Com (o brilhante) "Distrito 9", o sul-africano Neill Blomkamp assumiu-se como um dos mais interessantes cineastas emergentes do panorama cinematográfico mundial, mostrando-se capaz de criar uma crítica social ácida ao Apartheid, e a xenofobia que hoje em dia ainda se manifesta na África do Sul, uns anos depois Blomkamp regressou com o mais hollywoodesco "Elysium", um épico espacial, que funcionava como uma alegoria para a luta de classes, agora o realizador volta à Joanesburgo, que serviu de pano de fundo para a sua primeira fita, com este objecto único e infinitamente fascinante que é "Chappie".

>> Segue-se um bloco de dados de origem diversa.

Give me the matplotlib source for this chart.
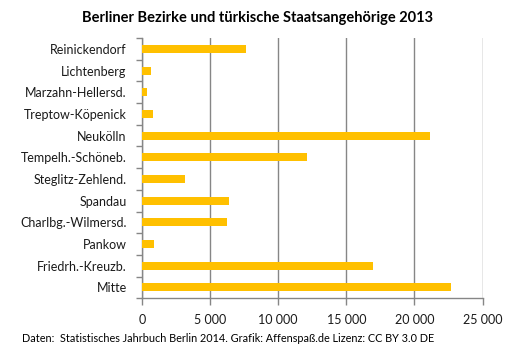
import matplotlib
matplotlib.use("Agg")
import matplotlib.pyplot as plt
from matplotlib.ticker import FuncFormatter

categories = ["Reinickendorf", "Lichtenberg", "Marzahn-Hellersd.", "Treptow-Köpenick",
              "Neukölln", "Tempelh.-Schöneb.", "Steglitz-Zehlend.", "Spandau",
              "Charlbg.-Wilmersd.", "Pankow", "Friedrh.-Kreuzb.", "Mitte"]
values = [7670, 660, 370, 810, 21130, 12080, 3160, 6420, 6270, 900, 16930, 22670]
xticks = [0, 5000, 10000, 15000, 20000, 25000]

plt.rcParams['font.family'] = ['Lato', 'DejaVu Sans']

fig = plt.figure(figsize=(5.17, 3.51), dpi=100)
ax = fig.add_axes([142/517, 1-298.3/351, 340.5/517, 260.3/351])

n = len(categories)
ypos = [n - 1 - i for i in range(n)]
ax.barh(ypos, values, height=0.37, color="#FFC000", zorder=3)
ax.set_ylim(-0.5, n - 0.5)
ax.set_xlim(0, 25000)
ax.set_yticks(ypos)
ax.set_yticklabels(categories, fontsize=9, color="#1a1a1a")
ax.set_yticks([i - 0.5 for i in range(n + 1)], minor=True)
ax.tick_params(axis='y', which='major', length=0, pad=11)
ax.tick_params(axis='y', which='minor', length=4, color="#868686", width=1)
ax.set_xticks(xticks)
ax.xaxis.set_major_formatter(FuncFormatter(lambda v, p: f"{int(v):,}".replace(",", " ")))
ax.tick_params(axis='x', length=5, color="#868686", width=1, pad=6, labelsize=9, labelcolor="#1a1a1a")
ax.grid(axis='x', color="#868686", linewidth=1, zorder=0)
for s in ["top", "right"]:
    ax.spines[s].set_visible(False)
for s in ["left", "bottom"]:
    ax.spines[s].set_color("#868686")
    ax.spines[s].set_linewidth(1)

fig.text(258/517, 1-18/351, "Berliner Bezirke und türkische Staatsangehörige 2013",
         ha="center", va="center", fontsize=10.5, fontweight="bold", color="#000000")
fig.text(22/517, 1-338/351, "Daten:  Statistisches Jahrbuch Berlin 2014. Grafik: Affenspaß.de Lizenz: CC BY 3.0 DE",
         ha="left", va="center", fontsize=7.8, color="#000000")

fig.savefig("out.png", dpi=100)
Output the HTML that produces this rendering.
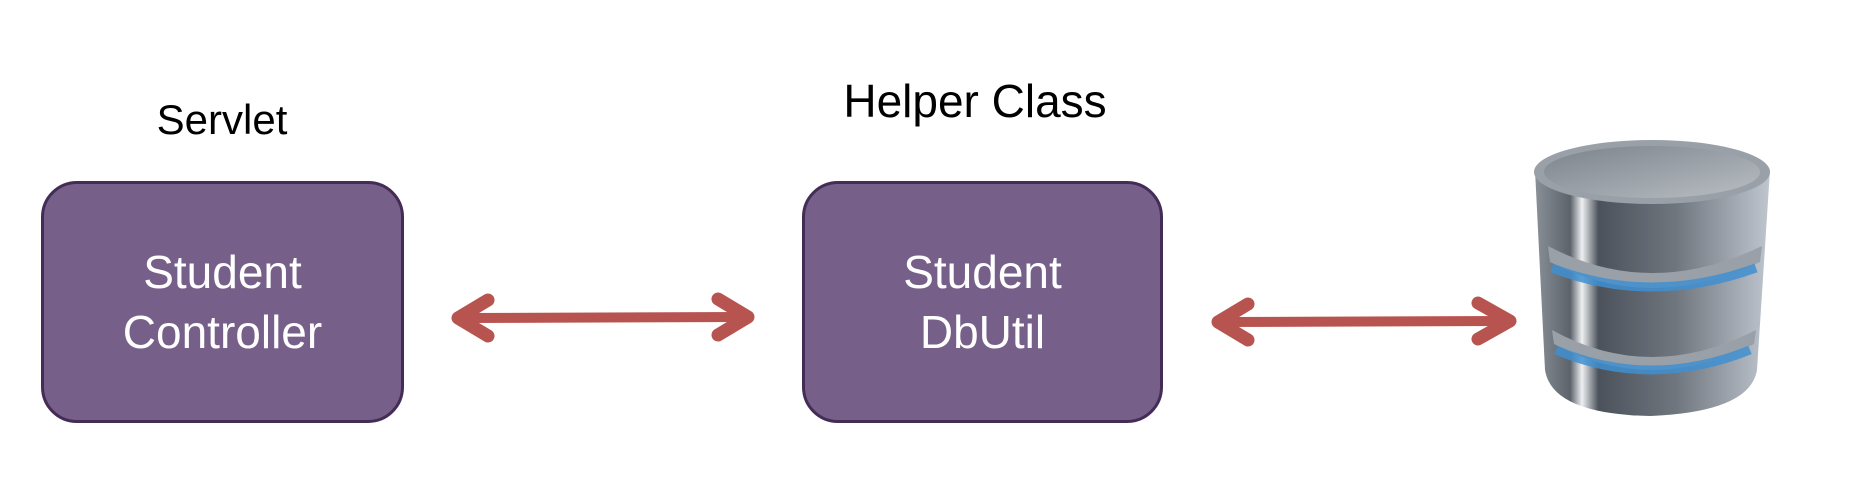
<!DOCTYPE html>
<html><head><style>
html,body{margin:0;padding:0;background:#fff;}
body{width:1860px;height:480px;position:relative;overflow:hidden;font-family:"Liberation Sans",Arial,sans-serif;}
.lbl{position:absolute;color:#000;white-space:nowrap;transform:translateX(-50%);}
.box{position:absolute;background:#76608a;border:3px solid #432d57;border-radius:36px;box-sizing:border-box;color:#fff;font-size:46px;display:flex;align-items:center;justify-content:center;text-align:center;line-height:60px;}
svg{position:absolute;left:0;top:0;}
</style></head><body>
<div class="lbl" style="left:222px;top:96px;font-size:42px;">Servlet</div>
<div class="lbl" style="left:975px;top:74px;font-size:46px;">Helper Class</div>
<div class="box" style="left:41px;top:181px;width:363px;height:242px;">Student<br>Controller</div>
<div class="box" style="left:802px;top:181px;width:361px;height:242px;">Student<br>DbUtil</div>
<svg width="1860" height="480">
<defs>
<linearGradient id="g" x1="0" x2="1">
<stop offset="0" stop-color="#8a9098"/><stop offset="0.15" stop-color="#5d636b"/><stop offset="0.2" stop-color="#eef0f2"/><stop offset="0.27" stop-color="#4b525b"/><stop offset="0.6" stop-color="#6f767e"/><stop offset="1" stop-color="#bfc6cf"/>
</linearGradient>
<linearGradient id="t" x1="0" x2="1" y1="0" y2="1"><stop offset="0" stop-color="#7c838b"/><stop offset="1" stop-color="#b9bec4"/></linearGradient>
</defs>
<g fill="none" stroke="#b85450" stroke-width="10" stroke-linecap="round" stroke-linejoin="round">
<path d="M462 318 L742 317"/>
<path d="M488 300 L458 318 L488 336" stroke-width="13"/>
<path d="M718 299 L748 317 L718 335" stroke-width="13"/>
<path d="M1222 322 L1504 321"/>
<path d="M1248 304 L1218 322 L1248 340" stroke-width="13"/>
<path d="M1478 303 L1510 321 L1478 339" stroke-width="13"/>
</g>
<path d="M1535 170 L1545 370 Q1552 414 1650 416 Q1750 412 1757 370 L1770 170 Z" fill="url(#g)"/>
<path d="M1548 246 Q1650 300 1762 246 L1760 262 Q1650 314 1550 262 Z" fill="#9aa0a7"/>
<path d="M1552 268 Q1650 306 1756 268" stroke="#3f8fd0" stroke-width="9" fill="none" opacity="0.85"/>
<path d="M1552 330 Q1650 384 1756 330 L1754 344 Q1650 396 1554 344 Z" fill="#9aa0a7"/>
<path d="M1556 350 Q1650 390 1750 350" stroke="#3f8fd0" stroke-width="9" fill="none" opacity="0.85"/>
<ellipse cx="1652" cy="172" rx="118" ry="32" fill="#9aa0a7"/>
<ellipse cx="1652" cy="172" rx="108" ry="26" fill="url(#t)"/>
</svg>
</body></html>
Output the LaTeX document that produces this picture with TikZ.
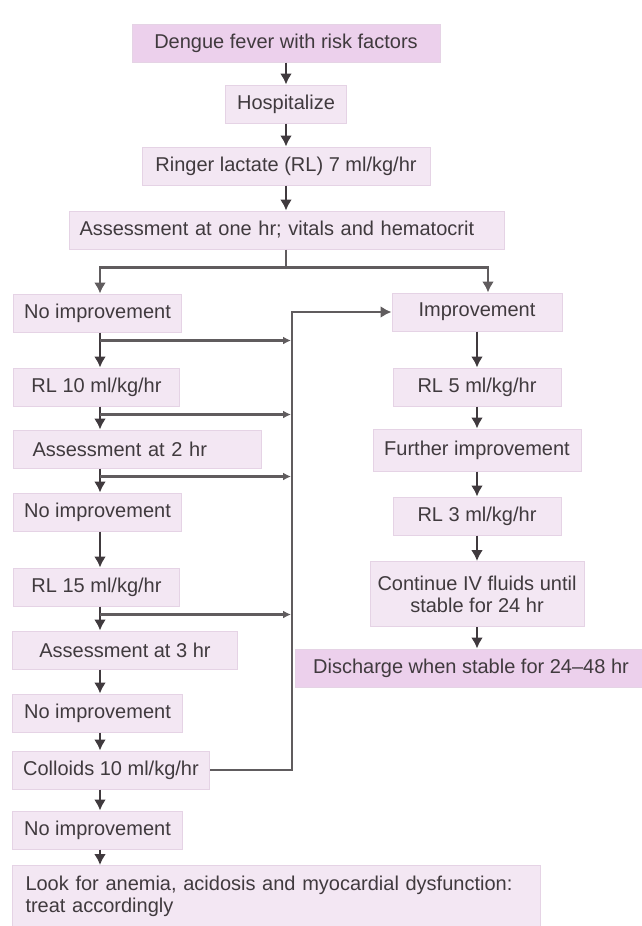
\documentclass[tikz,border=0pt]{standalone}
\usepackage{fontspec}
\setmainfont{Liberation Sans}
\usepackage{tikz}
\usetikzlibrary{arrows.meta, positioning, calc}
\usepackage{xcolor}
\definecolor{boxfill}{RGB}{243,231,243}
\definecolor{boxpink}{RGB}{236,208,236}
\definecolor{boxedge}{RGB}{229,211,229}
\definecolor{ink}{RGB}{64,58,62}
\definecolor{wirecol}{RGB}{96,92,94}

\begin{document}
\begin{tikzpicture}[x=1pt,y=-1pt,
	box/.style={rectangle,fill=boxfill,draw=boxedge,line width=1pt,text=ink,minimum height=38pt,inner sep=0pt,font=\fontsize{20}{22}\selectfont},
	hibox/.style={box,fill=boxpink},
	arr/.style={-{Latex[length=11pt,width=12pt]},line width=2.2pt,draw=ink},
	branch/.style={-{Latex[length=8pt,width=8pt]},line width=2.8pt,draw=wirecol},
	trunk/.style={line width=2.8pt,draw=wirecol}]
	\useasboundingbox (0,0) rectangle (642,926);
		% main stem
		\node[hibox,minimum width=308pt] (fever) at (286,43) {Dengue fever with risk factors};
		\node[box,minimum width=121pt] (hosp) at (286,104) {Hospitalize};
		\node[box,minimum width=288pt] (ringer) at (286,166) {Ringer lactate (RL) 7 ml/kg/hr};
		\node[box,anchor=west,text width=415pt,inner xsep=10pt,align=left] (assess1) at (69,230) {Assessment at one hr; vitals and hematocrit};
		% left column
		\node[box,anchor=west,minimum width=168pt] (noimp1) at (13,313) {No improvement};
		\node[box,anchor=west,minimum width=166pt] (rl10) at (13,387) {RL 10 ml/kg/hr};
		\node[box,anchor=west,text width=210pt,inner xsep=19pt,align=left] (assess2) at (13,449) {Assessment at 2 hr};
		\node[box,anchor=west,minimum width=168pt] (noimp2) at (13,512) {No improvement};
		\node[box,anchor=west,minimum width=166pt] (rl15) at (13,587) {RL 15 ml/kg/hr};
		\node[box,anchor=west,minimum width=225pt] (assess3) at (12,650) {Assessment at 3 hr};
		\node[box,anchor=west,minimum width=170pt] (noimp3) at (12,713) {No improvement};
		\node[box,anchor=west,minimum width=197pt] (colloids) at (12,770) {Colloids 10 ml/kg/hr};
		\node[box,anchor=west,minimum width=170pt] (noimp4) at (12,830) {No improvement};
		\node[box,anchor=north west,text width=502pt,inner xsep=13pt,align=left,minimum height=62pt] (look) at (12,865) {Look for anemia, acidosis and myocardial dysfunction:\\treat accordingly};
		% right column
		\node[box,minimum width=170pt] (imp) at (477,312) {Improvement};
		\node[box,minimum width=168pt] (rl5) at (477,387) {RL 5 ml/kg/hr};
		\node[box,minimum width=208pt,minimum height=42pt] (further) at (477,450) {Further improvement};
		\node[box,minimum width=168pt] (rl3) at (477,516) {RL 3 ml/kg/hr};
		\node[box,minimum width=214pt,minimum height=65pt,align=center] (cont) at (477,594) {Continue IV fluids until\\stable for 24 hr};
		\node[hibox,minimum width=352pt] (discharge) at (471,668) {Discharge when stable for 24--48 hr};
		% connectors
		\coordinate (lx) at (100,0); \coordinate (col) at (292,0); \coordinate (rx) at (488,0);
		\draw[arr] (fever) -- (hosp);
		\draw[arr] (hosp) -- (ringer);
		\draw[arr] (ringer.south) -- (ringer.south |- assess1.north);
		\draw[trunk] (assess1.south -| fever) -- ++(0,18) coordinate (split);
		\draw[arr,draw=wirecol,line width=2.8pt] (split) -| (lx |- noimp1.north);
		\draw[arr,draw=wirecol,line width=2.8pt] (split) -| (rx |- imp.north);
		\foreach \a/\b in {noimp1/rl10,rl10/assess2,assess2/noimp2,noimp2/rl15,rl15/assess3,assess3/noimp3,noimp3/colloids,colloids/noimp4,noimp4/look}{\draw[arr] (lx |- \a.south) -- (lx |- \b.north);}
		\foreach \a in {noimp1,rl10,assess2,rl15}{\draw[branch,shorten >=1pt] ($(lx |- \a.south)+(0,8)$) -- ($(col |- \a.south)+(0,8)$);}
		\draw[arr,draw=wirecol,line width=2.8pt] (colloids.east) -- (col |- colloids.east) -- (col |- imp.west) -- (imp.west);
		\foreach \a/\b in {imp/rl5,rl5/further,further/rl3,rl3/cont}{\draw[arr] (\a) -- (\b);}
		\draw[arr] (cont.south) -- (cont.south |- discharge.north);
	\end{tikzpicture}
\end{document}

Logo no início, é criado um cenário que remete para "Robocop" (1987), apresentando-nos um universo onde as autoridades recorrem a agentes robóticos para combater o crime. Quem ganha com isso é a TetraVal, uma empresa de armamento altamente cotada na bolsa, com contratos de fornecimento para mais unidades já agendados. No meio de tudo isto, estão Ninja, Yo Landi (interpretados pela dupla de rappers sul-africanos Die Antwoord, que trazem ao filme uma fabulosa bizarria kitsch), e Amerika um trio de criminosos de "segunda categoria", com uma dívida de 20 milhões de rands a um bandido local (um psicopata de rastas e metralhadora que parece saído de "Mad Max"). Assim nasce um plano para raptar Deon (Dev Patel), o criador desta tecnologia que, entretanto, está empenhado em criar um novo firmware que dará às máquinas que criou a possibilidade de pensar e sentir.





E, assim nasce este "Chappie", uma aventura de ficção-científica trepidante, frenética, divertida e humana, na qual Blomkamp levanta uma variedade de importantíssimos dilemas sociais (o efeito que o espaço e as pessoas que rodeiam um indivíduo podem ter na sua formação, por exemplo) de grande ressonância emocional, que fazem da obra um exemplo perfeito daquilo que um blockbuster pode e deve ser, ou seja, entretenimento inteligente e visualmente espantoso.